**Dataset extract**
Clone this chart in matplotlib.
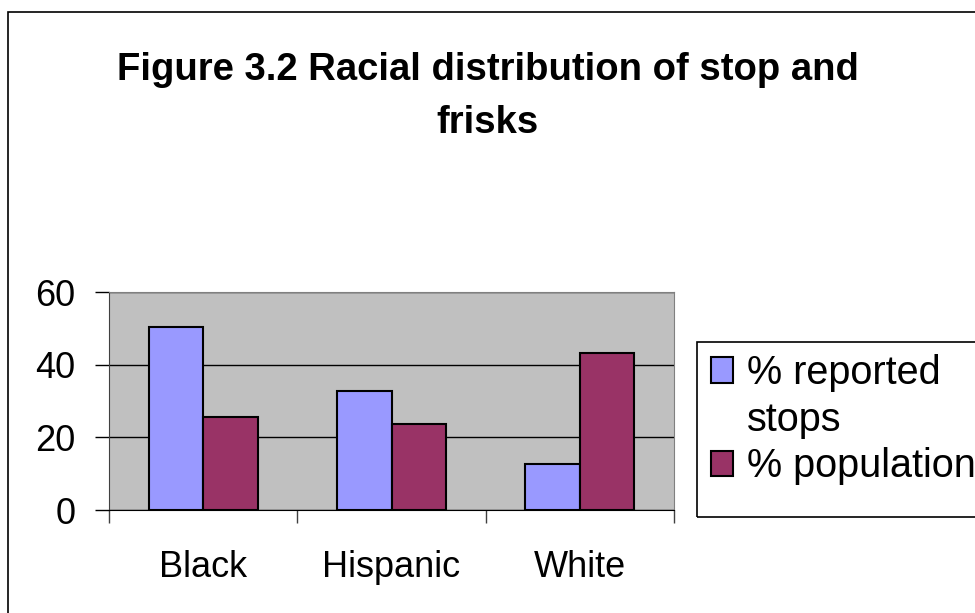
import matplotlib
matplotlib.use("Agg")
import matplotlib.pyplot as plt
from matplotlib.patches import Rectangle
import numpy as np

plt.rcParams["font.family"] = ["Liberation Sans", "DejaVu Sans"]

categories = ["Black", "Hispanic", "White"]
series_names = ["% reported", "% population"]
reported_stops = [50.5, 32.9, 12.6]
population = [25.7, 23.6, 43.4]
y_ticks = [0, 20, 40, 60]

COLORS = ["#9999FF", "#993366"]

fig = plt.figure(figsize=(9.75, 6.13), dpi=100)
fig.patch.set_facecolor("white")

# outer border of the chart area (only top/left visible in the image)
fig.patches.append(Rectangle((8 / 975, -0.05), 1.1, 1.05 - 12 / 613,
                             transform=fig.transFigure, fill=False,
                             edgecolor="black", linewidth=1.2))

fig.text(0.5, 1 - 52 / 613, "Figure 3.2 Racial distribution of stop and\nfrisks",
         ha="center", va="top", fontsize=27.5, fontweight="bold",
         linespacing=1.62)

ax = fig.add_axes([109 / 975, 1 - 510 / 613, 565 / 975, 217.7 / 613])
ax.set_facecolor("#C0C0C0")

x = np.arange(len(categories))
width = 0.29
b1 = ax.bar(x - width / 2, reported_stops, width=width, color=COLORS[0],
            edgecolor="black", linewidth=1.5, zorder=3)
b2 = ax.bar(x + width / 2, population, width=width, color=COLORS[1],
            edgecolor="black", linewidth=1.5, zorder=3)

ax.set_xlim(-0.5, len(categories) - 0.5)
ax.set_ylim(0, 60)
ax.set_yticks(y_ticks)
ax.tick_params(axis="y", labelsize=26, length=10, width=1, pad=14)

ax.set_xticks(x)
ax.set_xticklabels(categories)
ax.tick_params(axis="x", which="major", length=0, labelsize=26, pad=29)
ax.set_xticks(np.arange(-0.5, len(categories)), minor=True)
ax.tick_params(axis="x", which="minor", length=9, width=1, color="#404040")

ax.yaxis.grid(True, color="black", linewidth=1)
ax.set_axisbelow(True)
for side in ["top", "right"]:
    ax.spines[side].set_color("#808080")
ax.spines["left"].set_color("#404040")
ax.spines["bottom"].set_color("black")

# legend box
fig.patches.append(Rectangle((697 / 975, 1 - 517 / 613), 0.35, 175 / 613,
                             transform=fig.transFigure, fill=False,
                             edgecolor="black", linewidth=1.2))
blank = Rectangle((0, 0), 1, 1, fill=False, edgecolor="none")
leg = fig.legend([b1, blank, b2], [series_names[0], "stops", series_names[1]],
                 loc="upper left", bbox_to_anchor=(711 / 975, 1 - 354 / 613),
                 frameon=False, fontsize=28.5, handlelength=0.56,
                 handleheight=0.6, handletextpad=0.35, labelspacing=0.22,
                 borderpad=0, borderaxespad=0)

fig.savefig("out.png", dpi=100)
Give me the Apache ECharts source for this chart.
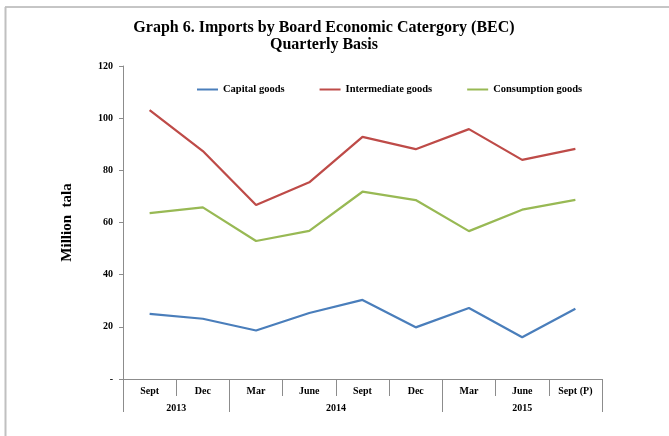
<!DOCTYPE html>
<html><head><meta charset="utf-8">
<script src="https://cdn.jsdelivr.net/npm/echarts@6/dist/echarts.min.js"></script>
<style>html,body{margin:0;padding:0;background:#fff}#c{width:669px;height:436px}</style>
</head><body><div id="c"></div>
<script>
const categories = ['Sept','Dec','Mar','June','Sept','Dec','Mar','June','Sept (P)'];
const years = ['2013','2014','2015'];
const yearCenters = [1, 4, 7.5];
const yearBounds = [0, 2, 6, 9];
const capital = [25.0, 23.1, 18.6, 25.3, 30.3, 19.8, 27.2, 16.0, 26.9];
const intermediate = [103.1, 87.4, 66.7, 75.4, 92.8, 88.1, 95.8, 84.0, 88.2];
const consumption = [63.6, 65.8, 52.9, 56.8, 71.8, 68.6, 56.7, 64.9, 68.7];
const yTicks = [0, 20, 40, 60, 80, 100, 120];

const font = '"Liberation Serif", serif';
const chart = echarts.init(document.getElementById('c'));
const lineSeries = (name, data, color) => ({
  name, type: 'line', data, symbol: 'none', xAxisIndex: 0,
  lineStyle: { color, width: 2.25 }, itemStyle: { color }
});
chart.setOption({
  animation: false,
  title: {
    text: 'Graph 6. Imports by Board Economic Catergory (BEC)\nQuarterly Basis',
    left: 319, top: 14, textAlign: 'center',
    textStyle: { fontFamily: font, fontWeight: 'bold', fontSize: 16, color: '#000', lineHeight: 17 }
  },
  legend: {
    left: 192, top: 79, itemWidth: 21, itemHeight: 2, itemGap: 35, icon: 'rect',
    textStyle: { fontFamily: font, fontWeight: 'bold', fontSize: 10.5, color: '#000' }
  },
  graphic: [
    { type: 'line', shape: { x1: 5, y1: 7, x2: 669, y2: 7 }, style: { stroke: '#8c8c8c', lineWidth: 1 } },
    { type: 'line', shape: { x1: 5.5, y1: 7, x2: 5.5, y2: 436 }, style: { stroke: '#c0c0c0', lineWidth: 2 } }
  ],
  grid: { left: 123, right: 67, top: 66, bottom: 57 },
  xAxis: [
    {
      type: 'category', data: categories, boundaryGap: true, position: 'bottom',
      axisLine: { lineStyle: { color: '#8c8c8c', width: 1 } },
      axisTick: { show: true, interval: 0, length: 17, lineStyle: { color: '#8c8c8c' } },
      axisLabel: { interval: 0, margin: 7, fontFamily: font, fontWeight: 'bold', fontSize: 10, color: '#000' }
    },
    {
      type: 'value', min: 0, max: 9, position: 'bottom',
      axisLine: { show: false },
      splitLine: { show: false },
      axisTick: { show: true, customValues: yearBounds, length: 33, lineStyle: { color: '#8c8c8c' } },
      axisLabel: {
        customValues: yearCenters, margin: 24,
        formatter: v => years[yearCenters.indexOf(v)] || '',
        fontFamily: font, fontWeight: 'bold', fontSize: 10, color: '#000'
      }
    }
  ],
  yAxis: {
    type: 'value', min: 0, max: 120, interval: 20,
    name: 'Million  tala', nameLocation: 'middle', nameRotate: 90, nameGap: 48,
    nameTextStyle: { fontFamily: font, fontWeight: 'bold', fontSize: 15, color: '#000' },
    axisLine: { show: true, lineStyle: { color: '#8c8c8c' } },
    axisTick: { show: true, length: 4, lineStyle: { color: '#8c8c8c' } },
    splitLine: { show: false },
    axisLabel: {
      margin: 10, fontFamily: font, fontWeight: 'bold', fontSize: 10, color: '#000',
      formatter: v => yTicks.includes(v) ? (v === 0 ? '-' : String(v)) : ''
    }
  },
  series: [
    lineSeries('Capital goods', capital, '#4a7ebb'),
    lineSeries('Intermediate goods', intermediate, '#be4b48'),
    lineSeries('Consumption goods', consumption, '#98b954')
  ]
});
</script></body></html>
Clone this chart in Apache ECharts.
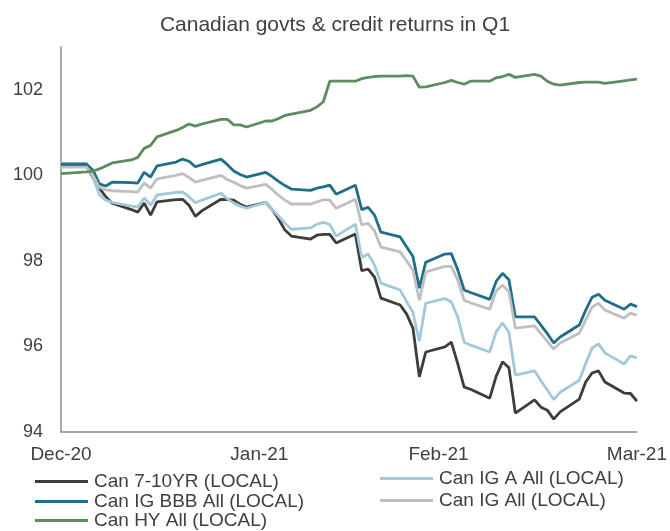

**Set problem**
All of the material above needs to be restated exactly, with no pictures.

**Answer in full**
Clone this chart in matplotlib.
import matplotlib
matplotlib.use("Agg")
import matplotlib.pyplot as plt
from matplotlib.patches import Rectangle
import numpy as np

plt.rcParams["font.family"] = ["Liberation Sans", "DejaVu Sans"]

categories = ["Black", "Hispanic", "White"]
series_names = ["% reported", "% population"]
reported_stops = [50.5, 32.9, 12.6]
population = [25.7, 23.6, 43.4]
y_ticks = [0, 20, 40, 60]

COLORS = ["#9999FF", "#993366"]

fig = plt.figure(figsize=(9.75, 6.13), dpi=100)
fig.patch.set_facecolor("white")

# outer border of the chart area (only top/left visible in the image)
fig.patches.append(Rectangle((8 / 975, -0.05), 1.1, 1.05 - 12 / 613,
                             transform=fig.transFigure, fill=False,
                             edgecolor="black", linewidth=1.2))

fig.text(0.5, 1 - 52 / 613, "Figure 3.2 Racial distribution of stop and\nfrisks",
         ha="center", va="top", fontsize=27.5, fontweight="bold",
         linespacing=1.62)

ax = fig.add_axes([109 / 975, 1 - 510 / 613, 565 / 975, 217.7 / 613])
ax.set_facecolor("#C0C0C0")

x = np.arange(len(categories))
width = 0.29
b1 = ax.bar(x - width / 2, reported_stops, width=width, color=COLORS[0],
            edgecolor="black", linewidth=1.5, zorder=3)
b2 = ax.bar(x + width / 2, population, width=width, color=COLORS[1],
            edgecolor="black", linewidth=1.5, zorder=3)

ax.set_xlim(-0.5, len(categories) - 0.5)
ax.set_ylim(0, 60)
ax.set_yticks(y_ticks)
ax.tick_params(axis="y", labelsize=26, length=10, width=1, pad=14)

ax.set_xticks(x)
ax.set_xticklabels(categories)
ax.tick_params(axis="x", which="major", length=0, labelsize=26, pad=29)
ax.set_xticks(np.arange(-0.5, len(categories)), minor=True)
ax.tick_params(axis="x", which="minor", length=9, width=1, color="#404040")

ax.yaxis.grid(True, color="black", linewidth=1)
ax.set_axisbelow(True)
for side in ["top", "right"]:
    ax.spines[side].set_color("#808080")
ax.spines["left"].set_color("#404040")
ax.spines["bottom"].set_color("black")

# legend box
fig.patches.append(Rectangle((697 / 975, 1 - 517 / 613), 0.35, 175 / 613,
                             transform=fig.transFigure, fill=False,
                             edgecolor="black", linewidth=1.2))
blank = Rectangle((0, 0), 1, 1, fill=False, edgecolor="none")
leg = fig.legend([b1, blank, b2], [series_names[0], "stops", series_names[1]],
                 loc="upper left", bbox_to_anchor=(711 / 975, 1 - 354 / 613),
                 frameon=False, fontsize=28.5, handlelength=0.56,
                 handleheight=0.6, handletextpad=0.35, labelspacing=0.22,
                 borderpad=0, borderaxespad=0)

fig.savefig("out.png", dpi=100)
Give me the Apache ECharts source for this chart.
<!DOCTYPE html>
<html><head><meta charset="utf-8">
<script src="https://cdn.jsdelivr.net/npm/echarts@6/dist/echarts.min.js"></script>
<style>html,body{margin:0;padding:0;background:#fff}#c{width:669px;height:436px}</style>
</head><body><div id="c"></div>
<script>
const categories = ['Sept','Dec','Mar','June','Sept','Dec','Mar','June','Sept (P)'];
const years = ['2013','2014','2015'];
const yearCenters = [1, 4, 7.5];
const yearBounds = [0, 2, 6, 9];
const capital = [25.0, 23.1, 18.6, 25.3, 30.3, 19.8, 27.2, 16.0, 26.9];
const intermediate = [103.1, 87.4, 66.7, 75.4, 92.8, 88.1, 95.8, 84.0, 88.2];
const consumption = [63.6, 65.8, 52.9, 56.8, 71.8, 68.6, 56.7, 64.9, 68.7];
const yTicks = [0, 20, 40, 60, 80, 100, 120];

const font = '"Liberation Serif", serif';
const chart = echarts.init(document.getElementById('c'));
const lineSeries = (name, data, color) => ({
  name, type: 'line', data, symbol: 'none', xAxisIndex: 0,
  lineStyle: { color, width: 2.25 }, itemStyle: { color }
});
chart.setOption({
  animation: false,
  title: {
    text: 'Graph 6. Imports by Board Economic Catergory (BEC)\nQuarterly Basis',
    left: 319, top: 14, textAlign: 'center',
    textStyle: { fontFamily: font, fontWeight: 'bold', fontSize: 16, color: '#000', lineHeight: 17 }
  },
  legend: {
    left: 192, top: 79, itemWidth: 21, itemHeight: 2, itemGap: 35, icon: 'rect',
    textStyle: { fontFamily: font, fontWeight: 'bold', fontSize: 10.5, color: '#000' }
  },
  graphic: [
    { type: 'line', shape: { x1: 5, y1: 7, x2: 669, y2: 7 }, style: { stroke: '#8c8c8c', lineWidth: 1 } },
    { type: 'line', shape: { x1: 5.5, y1: 7, x2: 5.5, y2: 436 }, style: { stroke: '#c0c0c0', lineWidth: 2 } }
  ],
  grid: { left: 123, right: 67, top: 66, bottom: 57 },
  xAxis: [
    {
      type: 'category', data: categories, boundaryGap: true, position: 'bottom',
      axisLine: { lineStyle: { color: '#8c8c8c', width: 1 } },
      axisTick: { show: true, interval: 0, length: 17, lineStyle: { color: '#8c8c8c' } },
      axisLabel: { interval: 0, margin: 7, fontFamily: font, fontWeight: 'bold', fontSize: 10, color: '#000' }
    },
    {
      type: 'value', min: 0, max: 9, position: 'bottom',
      axisLine: { show: false },
      splitLine: { show: false },
      axisTick: { show: true, customValues: yearBounds, length: 33, lineStyle: { color: '#8c8c8c' } },
      axisLabel: {
        customValues: yearCenters, margin: 24,
        formatter: v => years[yearCenters.indexOf(v)] || '',
        fontFamily: font, fontWeight: 'bold', fontSize: 10, color: '#000'
      }
    }
  ],
  yAxis: {
    type: 'value', min: 0, max: 120, interval: 20,
    name: 'Million  tala', nameLocation: 'middle', nameRotate: 90, nameGap: 48,
    nameTextStyle: { fontFamily: font, fontWeight: 'bold', fontSize: 15, color: '#000' },
    axisLine: { show: true, lineStyle: { color: '#8c8c8c' } },
    axisTick: { show: true, length: 4, lineStyle: { color: '#8c8c8c' } },
    splitLine: { show: false },
    axisLabel: {
      margin: 10, fontFamily: font, fontWeight: 'bold', fontSize: 10, color: '#000',
      formatter: v => yTicks.includes(v) ? (v === 0 ? '-' : String(v)) : ''
    }
  },
  series: [
    lineSeries('Capital goods', capital, '#4a7ebb'),
    lineSeries('Intermediate goods', intermediate, '#be4b48'),
    lineSeries('Consumption goods', consumption, '#98b954')
  ]
});
</script></body></html>
Clone this chart in Apache ECharts.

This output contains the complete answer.